Решившись просить руки Екатерины Ивановны, Старцев продолжает встречать те же препятствия, что и в главе 2: ему трудно остановить на себе ее внимание, не говоря уже о понимании и интимности. Объяснение происходит на фоне поездки Котика в клуб на танцевальный вечер, и доктору, чтобы сказать любимой женщине о своих чувствах, приходится следовать за ней по пятам и почти насильно вырывать минуты из ее напряженного расписания. Страсть героя, вторгающаяся в деловитую атмосферу туркинской социальной жизни, выглядит как непорядок и бестактность. В этой главе, по сравнению с предыдущей, неудаче коммуникации придан более эффектный и драматичный характер, главным образом путем усиления контраста между обычными полюсами – искренним чувством Старцева и искусственностью препятствий, отгораживающих его от любимого предмета. Если в главе 2 эта дисгармония выражалась в том, что Старцев говорил Екатерине Ивановне о книге, а она убегала к роялю, то здесь оба противостоящих момента повышены в ранге: он готовится к формальному объяснению и предложению, она – к ответственной социальной церемонии. С обеих сторон событие имеет черты ритуальности (вплоть до сходства в деталях: у нее – платье и прическа, у него – фрак и галстук), что позволяет усматривать в главе 3 элемент Контраста с тождеством, как выше в кладбищенском эпизоде.
Как и во второй главе, неудачи доктора развертываются в несколько этапов, с кажущимся улучшением (Отказное движение) перед окончательной катастрофой. Попытка объяснения происходит в три приема: (а) у Туркиных, (б) в коляске, (в) в клубе. В первой сцене доктору не удается даже заговорить с Екатериной Ивановной; во второй сцене долгожданный момент интимности кажется, напротив, близким и уловимым, но дело кончается ничем; в третьей препятствия возрастают – Старцеву стоит труда проникнуть в клуб, где он, наконец, объясняется и получает отказ.
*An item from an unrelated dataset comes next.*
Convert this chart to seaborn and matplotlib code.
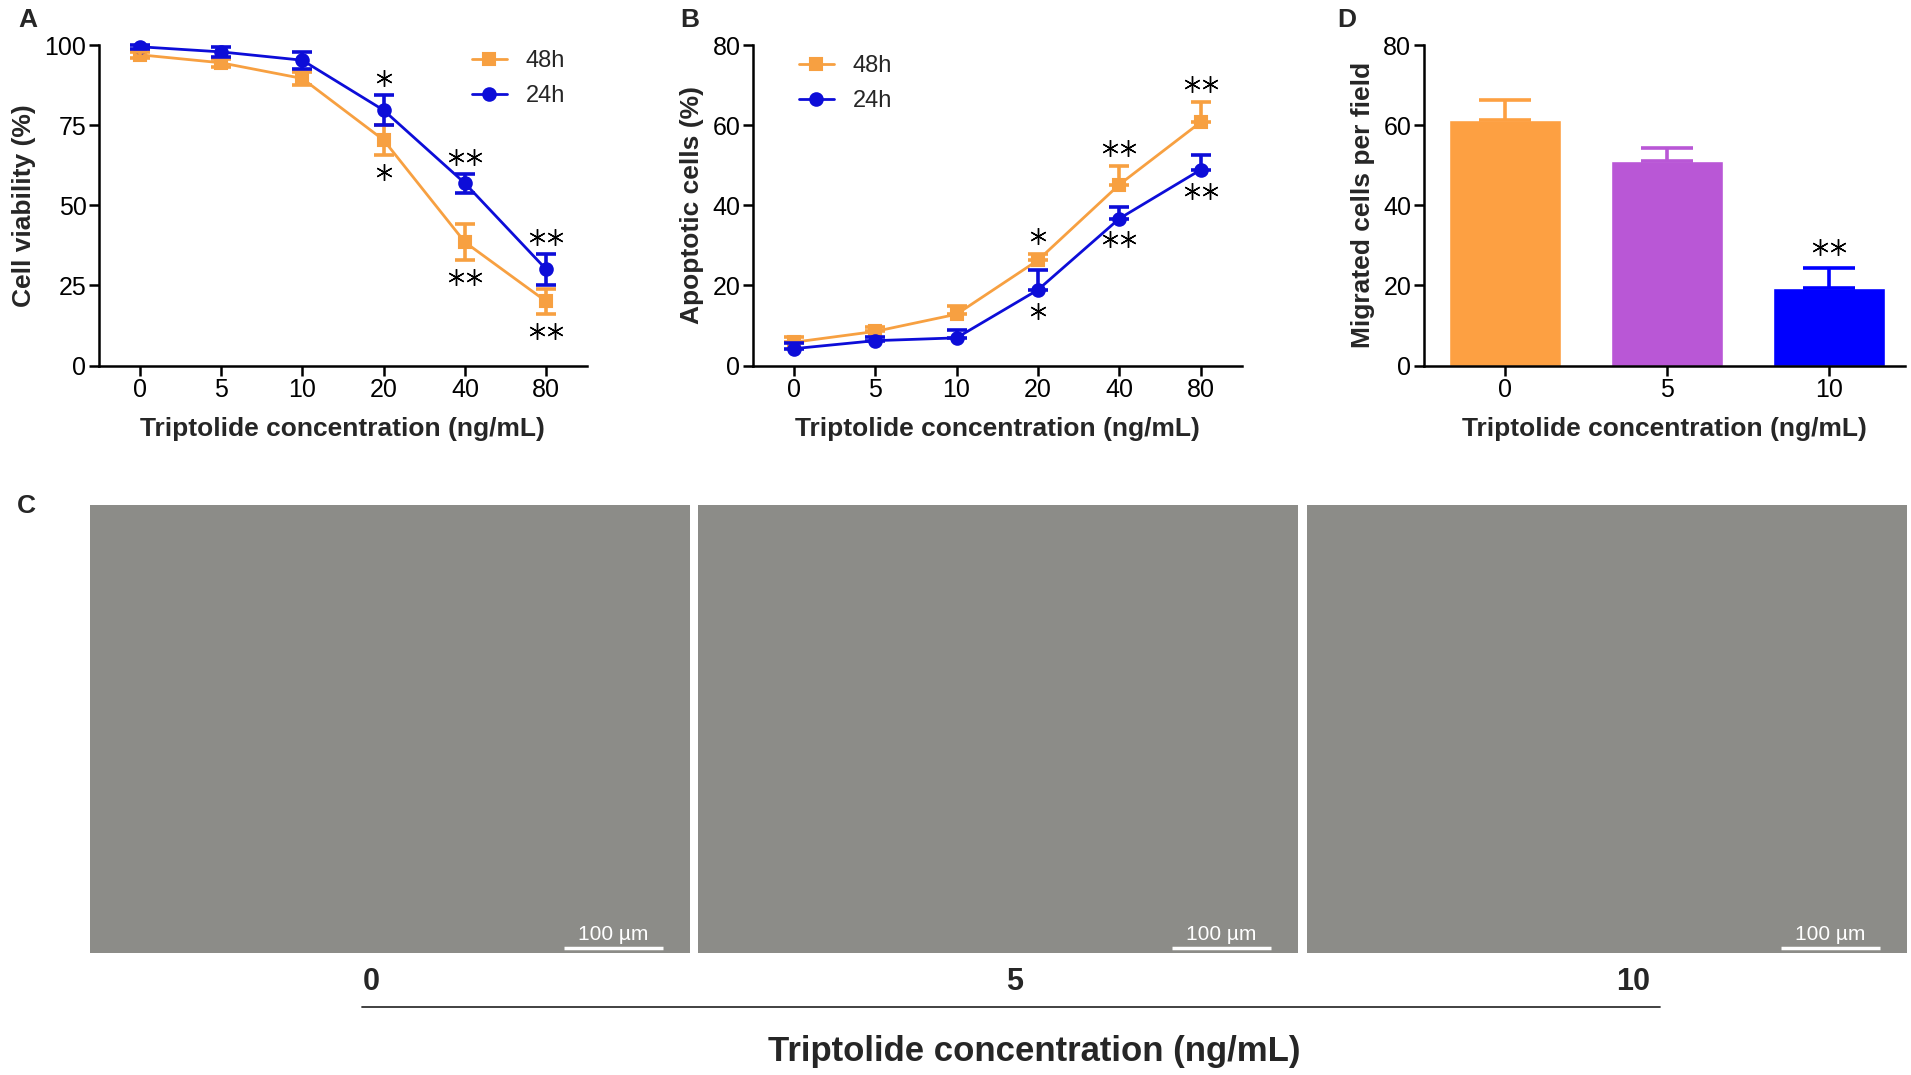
import numpy as np
import pandas as pd
import matplotlib
matplotlib.use("Agg")
import matplotlib.pyplot as plt
import matplotlib.transforms as mtransforms
import seaborn as sns

# ---------------- data ----------------
conc_labels = ["0", "5", "10", "20", "40", "80"]
time_labels = ["48h", "24h"]

via_48 = [97.0, 94.5, 89.6, 70.4, 38.5, 20.0]
via_48_err = [1.0, 1.2, 2.0, 4.8, 5.6, 3.9]
via_24 = [99.5, 97.9, 95.3, 79.7, 56.9, 30.0]
via_24_err = [0.6, 1.5, 2.6, 4.7, 2.9, 4.8]
via_48_sig = ["", "", "", "*", "**", "**"]   # below 48h
via_24_sig = ["", "", "", "*", "**", "**"]   # above 24h

apo_48 = [5.8, 8.5, 12.8, 26.3, 45.2, 60.8]
apo_48_err = [1.2, 1.0, 2.0, 1.5, 4.7, 5.0]
apo_24 = [4.2, 6.2, 6.9, 18.9, 36.7, 48.9]
apo_24_err = [1.4, 0.8, 2.0, 5.0, 2.9, 3.7]
apo_48_sig = ["", "", "", "*", "**", "**"]   # above 48h
apo_24_sig = ["", "", "", "*", "**", "**"]   # below 24h

mig_labels = ["0", "5", "10"]
mig_vals = [61.3, 51.0, 19.3]
mig_err = [4.9, 3.4, 5.0]
mig_sig = ["", "", "**"]

image_labels = ["0", "5", "10"]

# ---------------- style ----------------
sns.set_theme(style="ticks")
plt.rcParams["font.family"] = ["Liberation Sans", "DejaVu Sans"]

ORANGE = "#F7A041"
BLUE = "#0D0DD8"
BAR_COLORS = ["#FDA042", "#B957D6", "#0000FF"]
LW = 1.8

fig = plt.figure(figsize=(19.11, 10.75), dpi=100)

top_b, top_h = 0.660, 0.298
axA = fig.add_axes([0.0518, top_b, 0.2553, top_h])
axB = fig.add_axes([0.3940, top_b, 0.2557, top_h])
axD = fig.add_axes([0.7450, top_b, 0.2520, top_h])


def style_axis(ax):
    sns.despine(ax=ax)
    for s in ["left", "bottom"]:
        ax.spines[s].set_linewidth(LW)
        ax.spines[s].set_color("black")
    ax.tick_params(direction="out", length=7, width=LW, labelsize=18,
                   colors="black", pad=2)
    ax.set_xlabel("Triptolide concentration (ng/mL)", fontsize=19,
                  fontweight="bold", labelpad=11)


def stars(ax, xs, ys, sigs, dy, dx_pair=6.5, ms=12):
    for x, y, s in zip(xs, ys, sigs):
        n = len(s)
        if n == 0:
            continue
        offs = [0.0] if n == 1 else [-dx_pair, dx_pair]
        for ox in offs:
            tr = mtransforms.offset_copy(ax.transData, fig=fig, x=ox, y=dy,
                                         units="points")
            ax.plot([x], [y], marker=(6, 2, 0), ms=ms, mew=1.0, color="black",
                    transform=tr, clip_on=False, linestyle="none")


def line_panel(ax, v48, e48, v24, e24, ylabel, ylim, yticks, both_sides):
    df = pd.DataFrame({
        "conc": conc_labels * 2,
        "val": list(v48) + list(v24),
        "time": ["48h"] * 6 + ["24h"] * 6,
    })
    sns.pointplot(data=df, x="conc", y="val", hue="time", hue_order=time_labels,
                  order=conc_labels, palette=[ORANGE, BLUE], markers=["s", "o"],
                  linestyles=["-", "-"], errorbar=None, ax=ax,
                  markersize=9, linewidth=2.0)
    xs = np.arange(len(conc_labels))
    for vals, errs, col in [(v48, e48, ORANGE), (v24, e24, BLUE)]:
        yerr = [errs, errs] if both_sides else [np.zeros(len(errs)), errs]
        ax.errorbar(xs, vals, yerr=yerr, fmt="none", ecolor=col,
                    elinewidth=2.6, capsize=7.5, capthick=2.6, clip_on=False,
                    zorder=3)
    for art in ax.lines + ax.collections:
        art.set_clip_on(False)
    ax.set_xlim(-0.5, 5.5)
    ax.set_ylim(*ylim)
    ax.set_yticks(yticks)
    ax.set_ylabel(ylabel, fontsize=19, fontweight="bold", labelpad=6)
    style_axis(ax)


# ---- Panel A ----
line_panel(axA, via_48, via_48_err, via_24, via_24_err, "Cell viability (%)",
           (0, 100), [0, 25, 50, 75, 100], True)
xs6 = np.arange(6)
stars(axA, xs6, np.array(via_24) + np.array(via_24_err), via_24_sig, 12)
stars(axA, xs6, np.array(via_48) - np.array(via_48_err), via_48_sig, -12)
legA = axA.legend(frameon=False, fontsize=17, loc="upper left",
                  bbox_to_anchor=(0.72, 1.05), handlelength=1.5,
                  labelspacing=0.55, handletextpad=0.8)

# ---- Panel B ----
line_panel(axB, apo_48, apo_48_err, apo_24, apo_24_err, "Apoptotic cells (%)",
           (0, 80), [0, 20, 40, 60, 80], False)
stars(axB, xs6, np.array(apo_48) + np.array(apo_48_err), apo_48_sig, 13)
stars(axB, xs6, np.array(apo_24), apo_24_sig, -15)
legB = axB.legend(frameon=False, fontsize=17, loc="upper left",
                  bbox_to_anchor=(0.05, 1.035), handlelength=1.5,
                  labelspacing=0.55, handletextpad=0.8)

# ---- Panel D ----
dfD = pd.DataFrame({"conc": mig_labels, "val": mig_vals})
sns.barplot(data=dfD, x="conc", y="val", hue="conc", palette=BAR_COLORS,
            order=mig_labels, width=0.69, errorbar=None, legend=False, ax=axD,
            saturation=1.0)
xs3 = np.arange(3)
for i in range(3):
    axD.errorbar([xs3[i]], [mig_vals[i]], yerr=[[0], [mig_err[i]]], fmt="none",
                 ecolor=BAR_COLORS[i], elinewidth=2.6, capsize=19, capthick=2.6,
                 zorder=3)
stars(axD, xs3, np.array(mig_vals) + np.array(mig_err), mig_sig, 15)
axD.set_xlim(-0.5, 2.47)
axD.set_ylim(0, 80)
axD.set_yticks([0, 20, 40, 60, 80])
axD.set_ylabel("Migrated cells per field", fontsize=19, fontweight="bold",
               labelpad=6)
style_axis(axD)

# ---- Panel C (micrograph placeholders) ----
img_w, img_h, img_b = 0.314, 0.4167, 0.1135
for left in [0.0471, 0.3653, 0.6839]:
    axi = fig.add_axes([left, img_b, img_w, img_h])
    axi.set_facecolor("#8C8C88")
    axi.set_xticks([])
    axi.set_yticks([])
    for s in axi.spines.values():
        s.set_visible(False)
    axi.plot([0.79, 0.955], [0.012, 0.012], color="white", lw=2.5,
             transform=axi.transAxes, solid_capstyle="butt")
    axi.text(0.8725, 0.02, "100 µm", color="white", fontsize=15,
             ha="center", va="bottom", transform=axi.transAxes)

for lab, xf in zip(image_labels, [0.1945, 0.531, 0.8547]):
    fig.text(xf, 0.0865, lab, fontsize=22, fontweight="bold", ha="center",
             va="center")
fig.add_artist(plt.Line2D([0.1894, 0.8687], [0.0633, 0.0633], color="#333333",
                          lw=1.3, transform=fig.transFigure))
fig.text(0.541, 0.0223, "Triptolide concentration (ng/mL)", fontsize=25,
         fontweight="bold", ha="center", va="center")

# ---- panel letters ----
for lab, xf, yf in [("A", 0.0095, 0.981), ("B", 0.356, 0.981),
                    ("D", 0.700, 0.981), ("C", 0.009, 0.529)]:
    fig.text(xf, yf, lab, fontsize=19, fontweight="bold", ha="left",
             va="center")

fig.savefig("out.png", dpi=100)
Следует третья часть главы, где речь идет о разочаровании героя и постепенном примирении его с неудачей.
(а)
Старцеву приходится долго ждать появления Екатерины Ивановны, причесываемой парикмахером, причем Иван Петрович пытается его развлечь, достав из кармана записочки со смешным письмом немца-управляющего «о том, как в имении испортились все запирательства и обвалилась застенчивость» (X, 32). Данная ремарка является вторым – после шутки с кладбищем – звеном в серии моментов, когда автоматизм туркинского культурного балаганчика образует нарастающий диссонанс с серьезностью человеческих драм, развертывающихся под его аккомпанемент (дальнейшие звенья этого ряда – «я иду по ковру…» ниже в этой же главе, весь второй вечер у Туркиных в главе 4, острящий сквозь слезы Иван Петрович в финале рассказа).
Доктору, однако, не до каламбуров; и он, как всегда, инстинктивно отсеивает туркинскую «науку» от того насущного, что, подобно магниту, притягивает его к этой семье. Внутренний диалог, происходящий в нем под звук речей Ивана Петровича, попеременно то толкает его вперед, то побуждает отступиться от задуманного. Эта напряженность достигается взаимодействием разных элементов, образующих личность героя: с одной стороны, плебейский здравый смысл предостерегает против союза с «верхним миром» («Остановись, пока не поздно! Пара ли она тебе? Она избалована … а ты дьячковский сын, земский врач»), с другой – лень, благодушный конформизм и та же грубоватая материальность тянут поддаться соблазну («Ну и что ж? … И пусть. … Дадут приданое, заведем обстановку…» – X, 32–33).
Что касается предвестий неудачи, то уже упомянутые бальное платье и прическа, несомненно, лишний раз подчеркивают ореол неприкасаемости, которым окружена героиня в главе 3. Ее приводят в такой вид, который никак не может быть потревожен или попорчен. Прическа, платье – изящные и хрупкие объекты, они делают Екатерину Ивановну неотразимо притягательной для героя, но одновременно служат предостерегающими сигналами против любовных поползновений вроде того, которое произойдет в следующей сцене.